Let $(\mathcal{X}, \mathcal{A}, \mu)$ be a measure space, $f_n: \mathcal{X} \to \Bbb R$ a sequence of measurable functions, and $g_n:\mathcal{X} \to \Bbb R$ integrable functions such that $|f_n| \leq g_n$. Let $f$ and $g$ measurable functions, $g$ integrable, with $f_n(x) \to f(x)$ and $g_n(x) \to g(x)$. If $\int_{\mathcal{X}} g_n \ \mathrm{d}\mu \to \int_{\mathcal{X}} g \ \mathrm{d}\mu $, then $\int_{\mathcal{X}} f_n \ \mathrm{d}\mu \to \int_{\mathcal{X}} f \ \mathrm{d}\mu $.

First, we show that $f$ is integrable.
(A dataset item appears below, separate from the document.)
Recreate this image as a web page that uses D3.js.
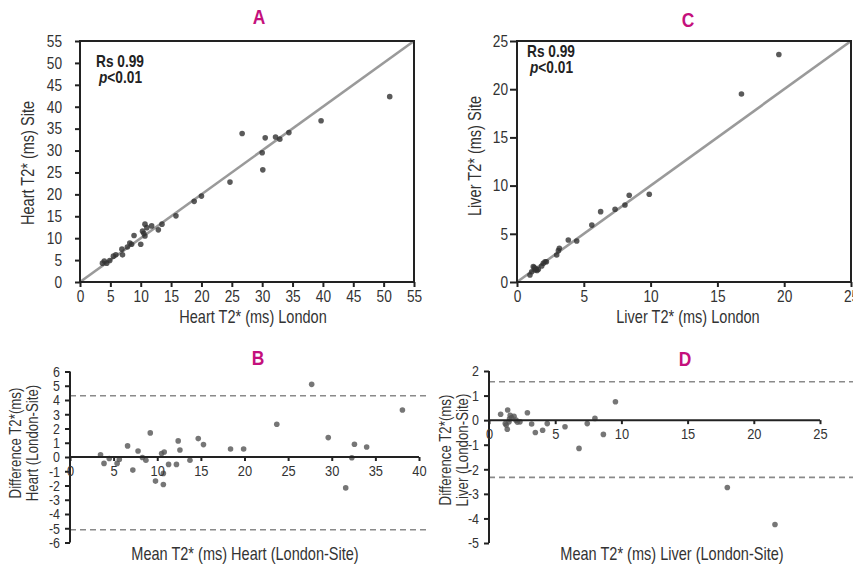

Since $f_n \rightarrow f$, it follows that $|f_n|\rightarrow |f|$. Since for each $n$, $|f_n|\leq g_n$, it follows that $|f|\leq |g|$. |g| is integrable, so is |f|. But then $f$ is integrable, as desired.

Now notice that for each $n$, $-g_n \leq f_n \leq g_n$. So for each $n$, $0 \leq f_n+g_n$. By the Fatou's Lemma, it follows that $$\int_Xfd \mu+\int_Xgd \mu=\int_X(f+g)d \mu\leq \lim \inf \int_X(f_n+g_n)d \mu=\lim \inf( \int_Xf_n d\mu+\int_X g_n d\mu)=\lim \inf(\int_X f_n d \mu)+\int_Xg d\mu$$ Therefore, $\int_Xfd \mu\leq\lim \inf(\int_X f_n d \mu)$

Notice that $f+g$ may not be defined in all $X$ since we may have $f(x)=\infty$ and $g(x)=-\infty$ or $f(x)=-\infty$ and $g(x)=\infty$. But since $f$ is integrable, this is false almost everywhere, so you may just redefine $f$ so that $f=0$ where it was $+\infty$.

Now notie that for each $n$, $0 \leq g_n-f_n$. Again, as above:

$$\int_Xgd\mu-\int_Xfd\mu=\int_Xg-fd\mu\leq\lim\inf\int_X g_n-f_n d \mu = \lim \inf(\int_X g_n d \mu - \int_X f_n d \mu)=\int_X g d\mu+\lim \inf(-\int_X f_n d \mu)=\int_X g d\mu-\lim \sup(\int_X f_n d \mu)$$

Therefore: $\lim \sup \int_X f_n d \mu \leq \int f d \mu$

We have obtained: $$\int_X f d \mu \leq \lim \inf\int f_n d \mu\leq\lim \sup \int_X f_n d \mu \leq \int f d \mu$$ So the equality holds and $\lim_{n \rightarrow \infty}\int_X f_n d \mu = \int_X f d \mu$.